Just a follow-up from yesterday’s post, if you haven’t read it, it’s here.
It was now my second date with this guy, and I found it really difficult to go makeup-free. This was a nice restaurant in a higher-end area, which made me feel pressured to wear makeup. I resisted the urge, got super dressed up and decided that was way more than enough.
When he confirmed that we were still on, he sent a message that read: “best bring your A-game, girl.” Now, this was really normal for our interactions- sarcastic, playful, fake-insulting.
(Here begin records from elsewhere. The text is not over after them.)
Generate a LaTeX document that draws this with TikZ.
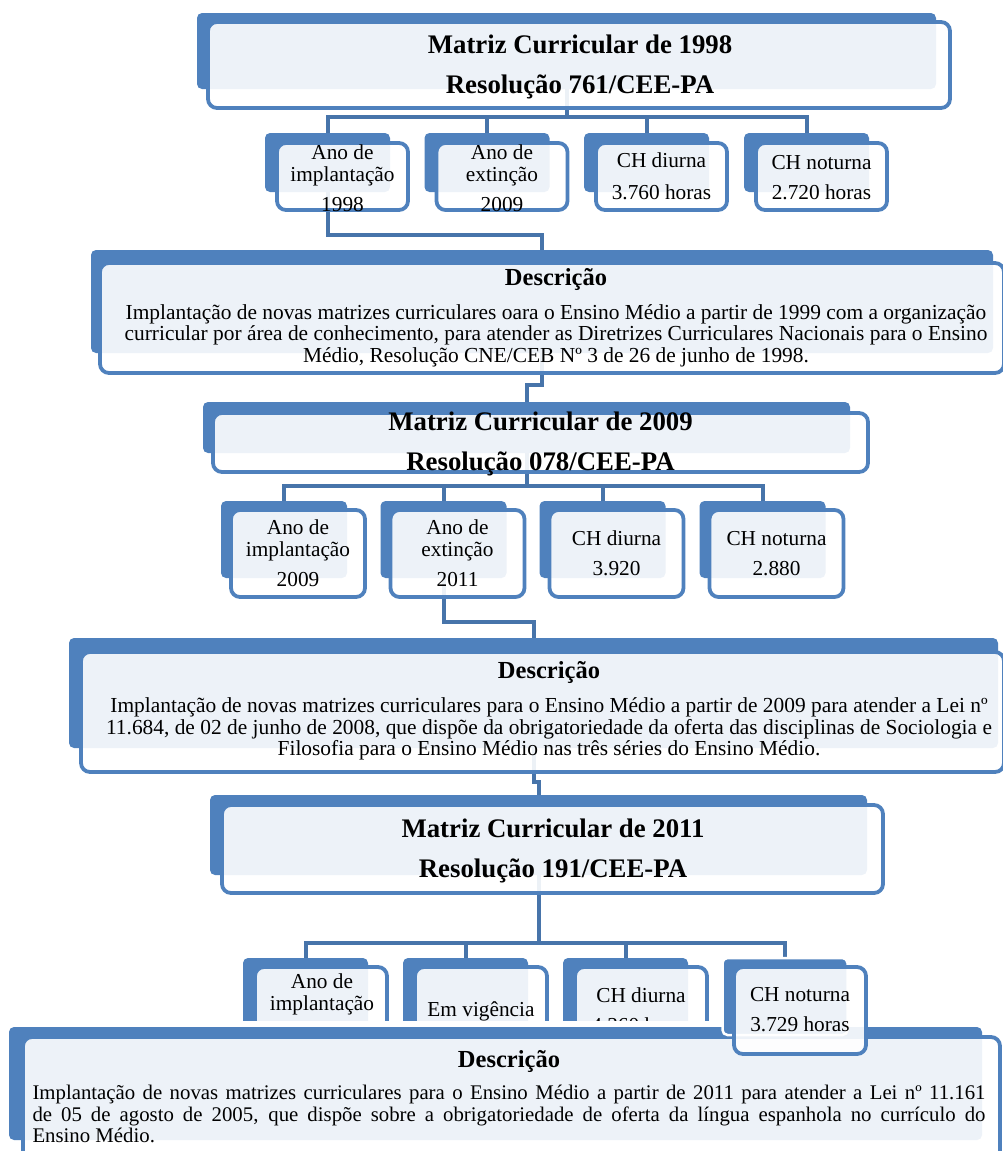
\documentclass[tikz,border=0pt]{standalone}
\usepackage{fontspec}
\setmainfont{Liberation Serif}
\usepackage{tikz}
\usetikzlibrary{backgrounds}
\definecolor{smblue}{HTML}{4F81BD}
\definecolor{smline}{HTML}{4774AA}

\begin{document}
\begin{tikzpicture}[
    x=1pt, y=-1pt,
    bg/.style={
		rectangle,
		rounded corners=5pt,
		fill=smblue,
		inner sep=0pt
	},
    card/.style={
		rectangle,
		rounded corners=9pt,
		draw=smblue,
		line width=3.8pt,
		fill=white,
		fill opacity=0.9,
		inner sep=0pt
	},
    head/.style={
		align=center,
		font=\fontsize{26.8}{40}\selectfont\bfseries
	},
    item/.style={
		align=center,
		font=\fontsize{21.3}{22}\selectfont
	},
    desc/.style={
		align=center,
		font=\fontsize{21.4}{21.5}\selectfont
	},
    link/.style={
		draw=smline,
		line width=4pt
	}
  ]
  \useasboundingbox (0,0) rectangle (1003,1151);

  % first matrix (1998)
  \node [bg, minimum width=739pt, minimum height=76pt] (mat1bg) at (566.5,51) {};
  \node [card, minimum width=742pt, minimum height=86pt] (mat1) at (579,65) {};
  \node [head] (mat1txt) at (580,67) {Matriz Curricular de 1998\\Resolução 761/CEE-PA};

  \node [bg, minimum width=125pt, minimum height=59pt] (info11bg) at (327.5,162.5) {};
  \node [card, minimum width=131pt, minimum height=67pt] (info11) at (342.5,176.5) {};
  \node [item] (info11txt) at (342.5,178.5) {Ano de\\implantação\\[8pt]1998};

  \node [bg, minimum width=125pt, minimum height=59pt] (info12bg) at (487,162.5) {};
  \node [card, minimum width=131pt, minimum height=67pt] (info12) at (502,176.5) {};
  \node [item] (info12txt) at (502,178) {Ano de\\extinção\\[8pt]2009};

  \node [bg, minimum width=125pt, minimum height=59pt] (info13bg) at (646.5,162.5) {};
  \node [card, minimum width=131pt, minimum height=67pt] (info13) at (661.5,176.5) {};
  \node [item] (info13txt) at (info13) {CH diurna\\[10pt]3.760 horas};

  \node [bg, minimum width=125pt, minimum height=59pt] (info14bg) at (806.5,162.5) {};
  \node [card, minimum width=131pt, minimum height=67pt] (info14) at (821.5,176.5) {};
  \node [item] (info14txt) at (821.5,177.5) {CH noturna\\[8pt]2.720 horas};

  \node [bg, minimum width=902pt, minimum height=103pt] (desc1bg) at (542,301.5) {};
  \node [card, minimum width=904pt, minimum height=110pt] (desc1) at (552,318) {};
  \node [desc] (desc1txt) at (556,317.5) {%
    {\fontsize{24.5}{24}\selectfont\bfseries Descrição}\\[12.5pt]
    Implantação de novas matrizes curriculares oara o Ensino Médio a partir de 1999 com a organização\\
    curricular por área de conhecimento, para atender as Diretrizes Curriculares Nacionais para o Ensino\\
    Médio, Resolução CNE/CEB Nº 3 de 26 de junho de 1998.};

  % second matrix (2009)
  \node [bg, minimum width=647pt, minimum height=51pt] (mat2bg) at (526.5,427.5) {};
  \node [card, minimum width=655pt, minimum height=59pt] (mat2) at (540.5,442.5) {};
  \node [head] (mat2txt) at (540.5,443.5) {Matriz Curricular de 2009\\Resolução 078/CEE-PA};

  \node [bg, minimum width=126pt, minimum height=77pt] (info21bg) at (284,539.5) {};
  \node [card, minimum width=134pt, minimum height=87pt] (info21) at (298,553.5) {};
  \node [item] (info21txt) at (info21) {Ano de\\implantação\\[8pt]2009};

  \node [bg, minimum width=126pt, minimum height=77pt] (info22bg) at (443.5,539.5) {};
  \node [card, minimum width=134pt, minimum height=87pt] (info22) at (457.5,553.5) {};
  \node [item] (info22txt) at (info22) {Ano de\\extinção\\[8pt]2011};

  \node [bg, minimum width=126pt, minimum height=77pt] (info23bg) at (602.5,539.5) {};
  \node [card, minimum width=134pt, minimum height=87pt] (info23) at (616.5,553.5) {};
  \node [item] (info23txt) at (info23) {CH diurna\\[8pt]3.920};

  \node [bg, minimum width=126pt, minimum height=77pt] (info24bg) at (762.5,539.5) {};
  \node [card, minimum width=134pt, minimum height=87pt] (info24) at (776.5,553.5) {};
  \node [item] (info24txt) at (info24) {CH noturna\\[8pt]2.880};

  \node [bg, minimum width=929pt, minimum height=110pt] (desc2bg) at (533.5,693) {};
  \node [card, minimum width=923pt, minimum height=120pt] (desc2) at (542.5,712) {};
  \node [desc] (desc2txt) at (549,711) {%
    {\fontsize{24.5}{24}\selectfont\bfseries Descrição}\\[12.5pt]
    Implantação de novas matrizes curriculares para o Ensino Médio a partir de 2009 para atender a Lei nº\\
    11.684, de 02 de junho de 2008, que dispõe da obrigatoriedade da oferta das disciplinas de Sociologia e\\
    Filosofia para o Ensino Médio nas três séries do Ensino Médio.};

  % third matrix (2011)
  \node [bg, minimum width=657pt, minimum height=80pt] (mat3bg) at (538.5,835) {};
  \node [card, minimum width=661pt, minimum height=88pt] (mat3) at (552.5,849) {};
  \node [head] (mat3txt) at (553,851) {Matriz Curricular de 2011\\Resolução 191/CEE-PA};

  \node [bg, minimum width=125pt, minimum height=77pt] (info31bg) at (305.5,996.5) {};
  \node [card, minimum width=132pt, minimum height=87pt] (info31) at (321,1010.5) {};
  \node [item] (info31txt) at (322,994.5) {Ano de\\implantação};

  \node [bg, minimum width=125pt, minimum height=77pt] (info32bg) at (465.5,996.5) {};
  \node [card, minimum width=132pt, minimum height=87pt] (info32) at (481,1010.5) {};
  \node [item] (info32txt) at (481,1011) {Em vigência};

  \node [bg, minimum width=125pt, minimum height=77pt] (info33bg) at (625.5,996.5) {};
  \node [card, minimum width=132pt, minimum height=87pt] (info33) at (641,1010.5) {};
  \node [item] (info33txt) at (641,1010) {CH diurna\\[8pt]4.360 horas};

  \fill [white] (0,1021) rectangle (1003,1151);

  \node [bg, minimum width=973pt, minimum height=113pt] (desc3bg) at (495.5,1083.5) {};
  \node [card, minimum width=977pt, minimum height=123pt] (desc3) at (511.5,1098.5) {};
  \node [desc, font=\fontsize{20.8}{21.5}\selectfont, text width=953pt, align=justify] (desc3txt) at (509,1096.5) {%
    \makebox[953pt]{\fontsize{24.5}{24}\selectfont\bfseries Descrição}\\[11pt]
    Implantação de novas matrizes curriculares para o Ensino Médio a partir de 2011 para atender a Lei nº 11.161\linebreak
    de 05 de agosto de 2005, que dispõe sobre a obrigatoriedade de oferta da língua espanhola no currículo do\linebreak
    Ensino Médio.};

  \node [bg, draw=white, line width=2.5pt, minimum width=125pt, minimum height=77pt] (info34bg) at (785,996.5) {};
  \node [card, minimum width=132pt, minimum height=87pt] (info34) at (800,1010.5) {};
  \node [item] (info34txt) at (800,1010) {CH noturna\\[8pt]3.729 horas};

  % connectors behind the boxes
  \begin{scope}[on background layer]
  \draw [link] (mat1bg.south) -- ++(0,28) -| (info11bg.north);
  \draw [link] (mat1bg.south) -- ++(0,28) -| (info12bg.north);
  \draw [link] (mat1bg.south) -- ++(0,28) -| (info13bg.north);
  \draw [link] (mat1bg.south) -- ++(0,28) -| (info14bg.north);
  \draw [link] (info11bg.south) -- ++(0,43) -| (desc1bg.north);
  \draw [link] (desc1bg.south) -- ++(0,32) -| (mat2bg.north);

  \draw [link] (mat2bg.south) -- ++(0,33) -| (info21bg.north);
  \draw [link] (mat2bg.south) -- ++(0,33) -| (info22bg.north);
  \draw [link] (mat2bg.south) -- ++(0,33) -| (info23bg.north);
  \draw [link] (mat2bg.south) -- ++(0,33) -| (info24bg.north);
  \draw [link] (info22bg.south) -- ++(0,44) -| (desc2bg.north);
  \draw [link] (desc2bg.south) -- ++(0,34) -| (mat3bg.north);

  \draw [link] (mat3bg.south) -- ++(0,68) -| (info31bg.north);
  \draw [link] (mat3bg.south) -- ++(0,68) -| (info32bg.north);
  \draw [link] (mat3bg.south) -- ++(0,68) -| (info33bg.north);
  \draw [link] (mat3bg.south) -- ++(0,68) -| (info34bg.north);
  \end{scope}

\end{tikzpicture}
\end{document}
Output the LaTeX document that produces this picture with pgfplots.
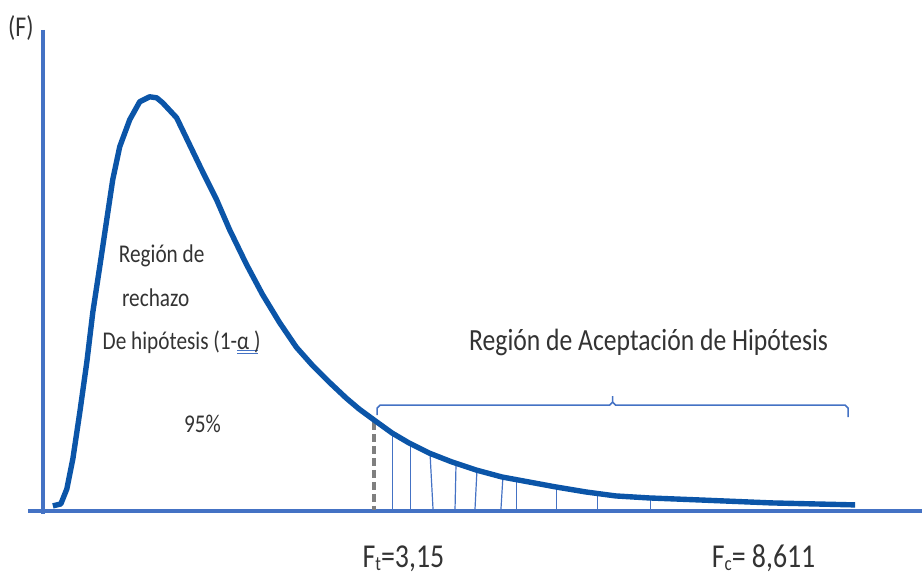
\documentclass[border=0pt]{standalone}
\usepackage{pgfplots}
\pgfplotsset{compat=1.18}
\usepackage{graphicx}
\usepackage{fontspec}
\setmainfont{Carlito}
\definecolor{axisblue}{HTML}{4472C4}
\definecolor{curveblue}{HTML}{0B55A8}
\definecolor{txt}{HTML}{333333}
\definecolor{dgray}{HTML}{7F7F7F}
\newcommand{\st}[1]{\scalebox{1}[1.2]{#1}}
\newcommand{\sub}[1]{\raisebox{-0.2ex}{\fontsize{8.5}{8.5}\selectfont #1}}
\begin{document}
\begin{tikzpicture}
\begin{axis}[x=0.5bp, y=0.5bp, xmin=0, xmax=924, ymin=0, ymax=579,
  y dir=reverse, hide axis, clip=false, scale only axis]
\path (axis cs:0,0) rectangle (axis cs:924,579);
% axes
\addplot[axisblue, line width=2bp] coordinates {(43,30) (43,515)};
\addplot[axisblue, line width=2bp] coordinates {(28,512) (924,512)};
% hatch lines in the tail
\addplot[axisblue, line width=0.6bp] coordinates {(393,434) (393,511)};
\addplot[axisblue, line width=0.6bp] coordinates {(411,445) (411,511)};
\addplot[axisblue, line width=0.6bp] coordinates {(431,455) (434,511)};
\addplot[axisblue, line width=0.6bp] coordinates {(457,465) (456,511)};
\addplot[axisblue, line width=0.6bp] coordinates {(478,471) (476,511)};
\addplot[axisblue, line width=0.6bp] coordinates {(504,478) (502,511)};
\addplot[axisblue, line width=0.6bp] coordinates {(518,481) (518,511)};
\addplot[axisblue, line width=0.6bp] coordinates {(558,488) (558,511)};
\addplot[axisblue, line width=0.6bp] coordinates {(599,495) (599,511)};
\addplot[axisblue, line width=0.6bp] coordinates {(652,499) (652,511)};
% critical value dashed line
\addplot[dgray, line width=2bp, dash pattern=on 4bp off 2bp] coordinates {(375,423) (375,511)};
% density curve
\addplot[curveblue, line width=2.7bp, line join=round] coordinates {
(53,507) (61,505) (67,490) (73,460) (80,413) (87,363) (93,313) (100,267)
(107,220) (113,180) (120,147) (130,120) (140,102) (150,97) (157,98) (163,103)
(177,118) (190,145) (203,172) (217,200) (230,230) (247,265) (263,295)
(280,323) (297,348) (313,366) (330,383) (347,399) (360,410) (375,421)
(393,434) (410,444) (430,454) (453,463) (477,471) (503,478) (530,483)
(557,488) (587,493) (617,497) (650,499) (700,501) (773,504) (857,506)};
% bracket
\addplot[axisblue, line width=0.8bp] coordinates {(378,416) (378,409) (381,406) (611,406) (614,403) (614,397)};
\addplot[axisblue, line width=0.8bp] coordinates {(614,403) (617,406) (847,406) (850,409) (850,418)};
% alpha double underline
\addplot[axisblue, line width=0.4bp] coordinates {(238,351) (259,351)};
\addplot[axisblue, line width=0.4bp] coordinates {(238,354.5) (259,354.5)};
% labels
\node[text=txt, font=\fontsize{12}{12}\selectfont] at (axis cs:21,28) {\st{(F)}};
\node[text=txt, font=\fontsize{10.7}{12}\selectfont] at (axis cs:162,256) {\st{Región de}};
\node[text=txt, font=\fontsize{10.7}{12}\selectfont] at (axis cs:156,298) {\st{rechazo}};
\node[text=txt, font=\fontsize{10.7}{12}\selectfont] at (axis cs:182,343) {\st{De hipótesis (1-α )}};
\node[text=txt, font=\fontsize{10.7}{12}\selectfont] at (axis cs:203,425) {\st{95\%}};
\node[text=txt, font=\fontsize{12.9}{14}\selectfont] at (axis cs:650,343) {\st{Región de Aceptación de Hipótesis}};
\node[text=txt, font=\fontsize{14}{14}\selectfont, anchor=base west, inner sep=0pt] at (axis cs:363,569) {\st{F\sub{t}=3,15}};
\node[text=txt, font=\fontsize{14}{14}\selectfont, anchor=base west, inner sep=0pt] at (axis cs:713,569) {\st{F\sub{c}= 8,611}};
\end{axis}
\end{tikzpicture}
\end{document}
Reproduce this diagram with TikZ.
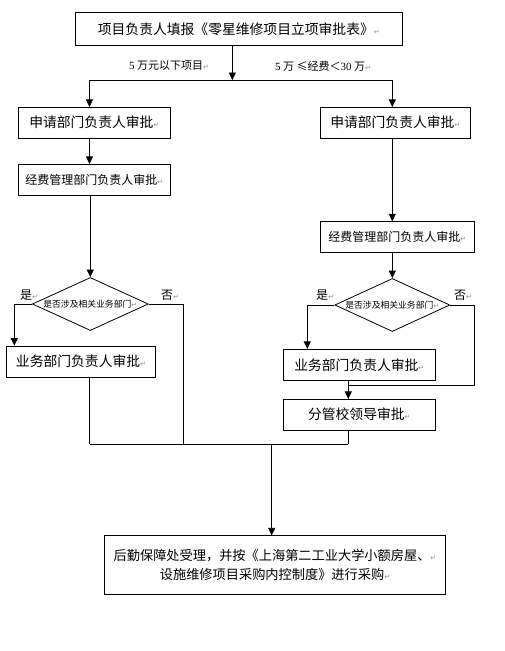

But my panicked mind that was already struggling with the insecurity of looking desirable without makeup wondered: “is he telling me to make sure I look good?”
Good news: he wasn’t.
But it took me forever to calm myself down and decide that it meant nothing of the sort. I stuck to my decision, wrapped my afro in a new scarf, got DRESSED TO THE NINES, and pumped myself with extra confidence. He picked me up, it was great, the date was AWESOME, and when I mentioned something in passing about my not wearing makeup, he didn’t react in any way. Honestly, guys hardly notice these things.
But as if the Universe was poking fun at me, we were seated on the edge of one section, AGAINST THE MIRROR. No joke. So, I received unsolicited reminders throughout the evening like “hey girl, no make up?” It was a great challenge, dancing with those demons, telling them that they were wasting their time because I was having an awesome date with this guy that makeup would not have enhanced. My self-esteem was the same, any shyness was a result of the vulnerable moment in the conversation, and we want to see each other again.
So, what have I learnt? Makeup really and truly is optional. And if the end goal of applying makeup is to look and feel good- why not do that in the mind? The power’s all in there.